Breaking: The Met shuts Semiramide rehearsal

Breaking: The Met shuts Semiramide rehearsal


norman lebrecht

February 15, 2018

We hear from two sources that the dress rehearsal of Semiramide has been closed to the public, without explanation.

Ticket holders will be reimbursed.

It is widely assumed that the decision was taken due to persistent tensions in the chorus over Peter Gelb’s decision to fire the director John Copley for a misguided remark. The reminder of the rehearsals have been taken by assistants.

The timing of the closure could not be worse.

The Met is due to announce its new season today.



  • Angela Cockburn says:

    Wouldn’t they have done better to use it as a dummy run for FOH staff to gauge what type of security might be needed?

  • me! says:

    If the chorus can’t professionally do their job, those members need to be sacked.
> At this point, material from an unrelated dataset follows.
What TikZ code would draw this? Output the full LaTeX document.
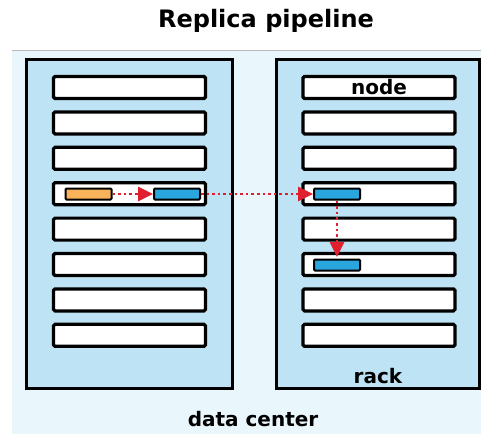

This is otherwise sounding terribly juvenile and unprofessional – the chorus members do not pick the directors, they can just complain and report if a director behaves improperly; ganging up on those reporting incidents honestly to the point of interrupting rehearsals and souring the atmosphere is WRONG and they need to be told that if too out of it to see.

  • Jessica says:

    Eh? Do they sell tickets for the dress rehearsal?

  • Sam says:

    “Ticket holders will be reimbursed.”

    Question: If artists are not paid for dress rehearsals, and dress rehearsals are by definition not performances, why are opera houses charging entry? Have I misunderstood something? I have experienced this before, and always found it exploitative. They always feel like “stealth” performances. I’m all for a full house during dress rehearsals, but they should be freebies for donors, friends, and – above all – student groups, and billed strictly as rehearsals.

    • me! says:

      historically, and as far as I know still, the met does NOT charge for dress rehearsals at all – the most I can think for this to make sense is that “reimbursement” means giving donors, etc. an alternate dress rehearsal to replace this one they were to go to

    • Michael says:

      What makes you think artists are not paid for dress rehearsals?

  • Sharon Beth Long says:

    Frequently admission to a dress rehearsal is a free benefit for “members” i.e. donors.
    For a while the NY Phil charged $4.00 for a ticket to their Tuesday full program rehearsal of their Friday night performance during their season. There is a certain expense in inviting people for dress rehearsals, such as ushers, security, cleaning electricity and so forth and there is nothing wrong with trying to cover expenses, in my opinion. Cheapie dress rehearsal tickets can be a “Phil the House” technique to introduce people to classical music who are uncertain they want to pay full price for a ticket (like Opera in HD). However, the Tuesday morning rehearsal was inconvenient for workers but a great learning tool for students, both music students and general students.

    • Sam says:

      Totally agree that a nominal fee to cover extra costs is fine. And I, too, feel any dress rehearsal to an empty hall or theater is a chance wasted to introduce music to kids and the uninitiated. Many singers like to get the acoustic impression of a full all, too, to avoid first night surprises.

  • lebinh says:

    “Doesnot a singer like Jonas Kaufmann (not only he) know his Cavaradossi in and out and needs only short rehearsal for staging? Does it ever occur to you that JK is NOT the only person on the stage, and rehearsals are not organized just for his sake for all the artists, the orchestra, the chorus, the technical departments, etc. “‘It was not a cancellation from my side. I asked for a reduced rehearsal period and fewer performances. But they wanted all or nothing,’ Well, wasn”t all this detailed a long time ago in contracts he signed and agreed to ??? This is a totally lame excuse. And the MET should be commanded for not putting up with this kind of behavior and contempt.